TRIBUNNEWS.COM, JAKARTA - Pengamat Politik dari Sigma, Said Salahudin menilai sesat pernyataan Menkopolhukam Tedjo Edhi Purdijatno yang memerintahkan agar Polri tak mengeluarkan izin Partai Golkar melakukan Munas ke IX, tanggal 30 November-3 Desember 2014 di Bali.
Said melihat melalui pernyataan tersebut, Menkopolhukam sebenarnya tidak paham konstitusi.
"Dia tidak mengerti bahwa kegiatan partai politik itu dijamin oleh konstitusi sebagai manifestasi dari kemerdekaan berserikat, berkumpul, serta mengeluarkan pikiran dan pendapat. Kemerdekaan parpol untuk menyelenggarakan kegiatan politik juga merupakan bagian dari hak asasi manusia," ujar Said kepada Tribunnews.com, Kamis (26/11/2014).

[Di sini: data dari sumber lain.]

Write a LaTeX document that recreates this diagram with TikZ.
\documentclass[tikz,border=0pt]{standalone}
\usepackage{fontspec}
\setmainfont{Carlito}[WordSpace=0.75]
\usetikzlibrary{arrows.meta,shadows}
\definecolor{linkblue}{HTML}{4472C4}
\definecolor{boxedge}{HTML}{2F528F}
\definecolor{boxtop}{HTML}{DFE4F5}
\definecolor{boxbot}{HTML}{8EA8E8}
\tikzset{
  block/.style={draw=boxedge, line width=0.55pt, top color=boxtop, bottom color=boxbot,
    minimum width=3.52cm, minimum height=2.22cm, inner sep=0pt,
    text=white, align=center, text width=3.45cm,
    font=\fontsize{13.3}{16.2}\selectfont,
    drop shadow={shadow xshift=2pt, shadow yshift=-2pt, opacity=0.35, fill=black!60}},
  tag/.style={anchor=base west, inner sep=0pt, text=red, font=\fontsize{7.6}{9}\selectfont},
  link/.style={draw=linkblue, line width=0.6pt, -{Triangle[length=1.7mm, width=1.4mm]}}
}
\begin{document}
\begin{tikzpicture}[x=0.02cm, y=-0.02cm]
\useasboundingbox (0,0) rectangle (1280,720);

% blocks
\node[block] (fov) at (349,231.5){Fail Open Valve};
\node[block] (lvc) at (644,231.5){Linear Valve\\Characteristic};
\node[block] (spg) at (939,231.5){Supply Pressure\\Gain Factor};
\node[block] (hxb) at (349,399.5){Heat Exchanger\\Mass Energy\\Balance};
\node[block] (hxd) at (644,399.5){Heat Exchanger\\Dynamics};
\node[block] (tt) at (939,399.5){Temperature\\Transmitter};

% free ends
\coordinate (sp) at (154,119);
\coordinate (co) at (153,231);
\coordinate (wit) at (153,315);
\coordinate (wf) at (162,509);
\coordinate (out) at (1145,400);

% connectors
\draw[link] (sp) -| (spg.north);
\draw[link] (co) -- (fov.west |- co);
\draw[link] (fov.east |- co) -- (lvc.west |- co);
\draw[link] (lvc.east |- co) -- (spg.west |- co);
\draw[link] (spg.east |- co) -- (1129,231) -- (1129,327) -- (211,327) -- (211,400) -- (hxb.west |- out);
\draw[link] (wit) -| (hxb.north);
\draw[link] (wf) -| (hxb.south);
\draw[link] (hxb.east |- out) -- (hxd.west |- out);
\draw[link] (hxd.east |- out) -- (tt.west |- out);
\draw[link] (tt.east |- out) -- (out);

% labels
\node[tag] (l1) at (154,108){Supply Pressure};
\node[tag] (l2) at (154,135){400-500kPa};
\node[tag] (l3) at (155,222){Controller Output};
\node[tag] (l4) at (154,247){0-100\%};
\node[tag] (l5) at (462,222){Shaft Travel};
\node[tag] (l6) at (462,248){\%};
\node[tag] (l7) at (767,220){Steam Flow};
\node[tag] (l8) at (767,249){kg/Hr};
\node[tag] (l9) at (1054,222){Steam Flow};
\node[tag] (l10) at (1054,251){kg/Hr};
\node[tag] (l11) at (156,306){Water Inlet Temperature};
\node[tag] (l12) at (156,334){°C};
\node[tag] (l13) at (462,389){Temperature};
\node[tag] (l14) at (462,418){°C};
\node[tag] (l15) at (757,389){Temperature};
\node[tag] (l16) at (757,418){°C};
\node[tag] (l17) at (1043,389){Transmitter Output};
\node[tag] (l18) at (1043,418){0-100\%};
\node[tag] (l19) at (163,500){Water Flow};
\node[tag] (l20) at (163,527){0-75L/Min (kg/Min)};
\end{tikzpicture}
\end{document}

Dalam peraturan perundang-undangan, dia jelaskan, tegas dinyatakan bahwa partai politik itu adalah sarana aspirasi partisipasi politik masyarakat dalam upaya mewujudkan cita-cita nasional bangsa Indonesia dan untuk mengembangkan kehidupan demokrasi.
"Jadi, kegiatan partai politik seperti halnya Munas Partai Golkar itu harus dipandang sebagai bentuk kebebasan masyarakat dalam berekspresi dibidang politik. Dan hal itu tidak boleh dilarang-larang," ujarnya.

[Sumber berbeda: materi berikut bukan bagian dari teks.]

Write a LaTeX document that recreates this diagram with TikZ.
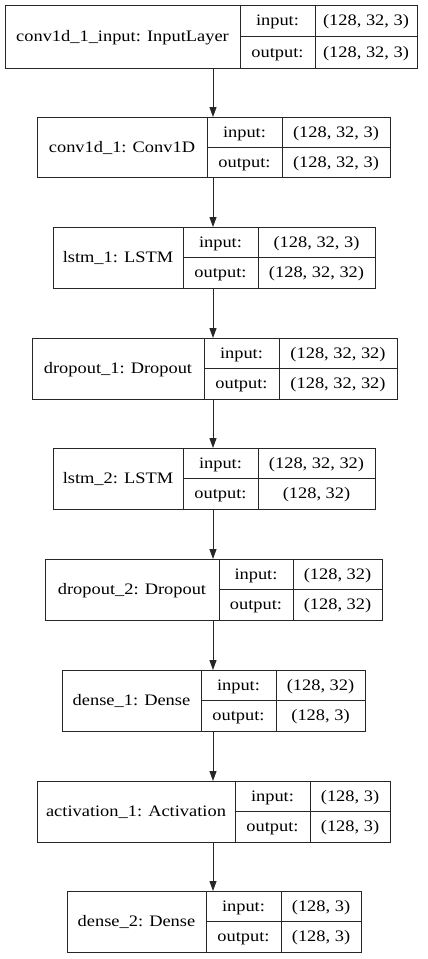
\documentclass[tikz,border=0pt]{standalone}
\usepackage{fontspec}
\setmainfont{Liberation Serif}[FakeStretch=1.15]
\usetikzlibrary{arrows.meta}
\tikzset{
  cell/.style={draw=black!85, line width=1pt},
  txt/.style={font=\fontsize{16}{16}\selectfont, inner sep=0pt, text height=10pt, text depth=0pt},
  arr/.style={-{Triangle[length=10pt,width=7pt]}, line width=1pt, draw=black!85, fill=black!85}
}
\begin{document}
\begin{tikzpicture}[x=1pt,y=-1pt]
\useasboundingbox (0,0) rectangle (428,959);
\coordinate (axis) at (213,0);
\foreach \n/\l/\da/\db/\r/\t/\b/\lab/\vin/\vout in {
 L1/5/240/315/417/5/68/{conv1d\_1\_input: InputLayer}/{(128, 32, 3)}/{(128, 32, 3)},
 L2/37/207/282/390/117/177/{conv1d\_1: Conv1D}/{(128, 32, 3)}/{(128, 32, 3)},
 L3/53/183/258/375/227/288/{lstm\_1: LSTM}/{(128, 32, 3)}/{(128, 32, 32)},
 L4/32/204/279/397/338/399/{dropout\_1: Dropout}/{(128, 32, 32)}/{(128, 32, 32)},
 L5/53/183/258/375/448/509/{lstm\_2: LSTM}/{(128, 32, 32)}/{(128, 32)},
 L6/45/219/293/382/559/620/{dropout\_2: Dropout}/{(128, 32)}/{(128, 32)},
 L7/62/201/276/365/670/731/{dense\_1: Dense}/{(128, 32)}/{(128, 3)},
 L8/37/235/310/390/781/842/{activation\_1: Activation}/{(128, 3)}/{(128, 3)},
 L9/67/206/281/361/891/952/{dense\_2: Dense}/{(128, 3)}/{(128, 3)}}
{
 \node[cell, anchor=north west, inner sep=0pt, outer sep=0pt, minimum width={(\r-\l)*1pt}, minimum height={(\b-\t)*1pt}] (\n) at (\l,\t) {};
 \draw[cell] (\da,\t) -- (\da,\b) (\db,\t) -- (\db,\b) (\da,{(\t+\b)/2}) -- (\r,{(\t+\b)/2});
 \node[txt] (\n-lab) at ({(\l+\da)/2},{(\t+\b)/2}) {\lab};
 \node[txt] (\n-ik) at ({(\da+\db)/2},{(3*\t+\b)/4}) {input:};
 \node[txt] (\n-ok) at ({(\da+\db)/2},{(\t+3*\b)/4}) {output:};
 \node[txt] (\n-iv) at ({(\db+\r)/2},{(3*\t+\b)/4}) {\vin};
 \node[txt] (\n-ov) at ({(\db+\r)/2},{(\t+3*\b)/4}) {\vout};
}
\foreach \a/\b in {L1/L2,L2/L3,L3/L4,L4/L5,L5/L6,L6/L7,L7/L8,L8/L9}
 \draw[arr] (\a.south -| axis) -- (\b.north -| axis);
\end{tikzpicture}
\end{document}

Bahwa ada dinamika yang terjadi di internal Partai Golkar yang sempat menimbulkan kericuhan, imbuhnya, itu pun tidak bisa dijadikan sebagai alasan oleh pemerintah untuk menghambat pelaksanaan kegiatan Munas Partai Golkar dengan cara melarang Kepolisian mengeluarkan izin acara.
"Kalau alasannya karena dikhawatirkan akan muncul kembali kericuhan saat Munas di gelar di Bali sehingga berdampak negatif bagi pariwisata di provinsi itu, maka dapat saya katakan bahwa pemikiran itu adalah cara pandang yang keliru," katanya.
Lebih lanjut menurutnya, Polri itu diperintahkan oleh undang-undang untuk memberikan jaminan keamanan dan ketertiban, termasuk memberikan pelayanan perizinan.
Lagipula, kericuhan di internal Partai Golkar itu kan cuma keributan kecil saja. Tidak bisa dikualifikasi sebagai suatu ancaman atau gangguan keamanan yang berskala besar. Polri kita ini hebat.
"Mengamankan Munas Golkar bagi Polri itu urusan "seujung kuku'. Nah, Tedjo ini mungkin mengira Polri sebagai institusi 'cemen' yang tidak akan mampu mengamankan Munas," katanya.
"Saya jadi curiga, jangan-jangan Tedjo ini sedang memainkan skenario politik untuk kepentingan tertentu."
Terkait permintaan agar Golkar menggelar Munas di bulan Januari tahun depan sebagaimana keinginan salah satu faksi di internal Partai Golar, serta pernyataannya yang bernada mencibir Aburizal Bakrie sebagai ketua umum yang sedang dipermasalahkan oleh faksi tersebut, semakin menguatkan indikasi adanya agenda politik Tedjo yang merupakan orang penting di salah satu partai politik pecahan Golkar.
Jika demikian adanya, maka pemanfaatan kekuasaan oleh seorang menteri untuk mengintervensi permasalahan internal partai politik akan sangat berbahaya bagi konsolidasi demokrasi kita ke depan.
"Apa yang dilakukan oleh Tedjo ini saya lihat mirip dengan apa yang dilakukan oleh Menkumham Yasonna Laoly dalam persoalan internal PPP," ujarnya.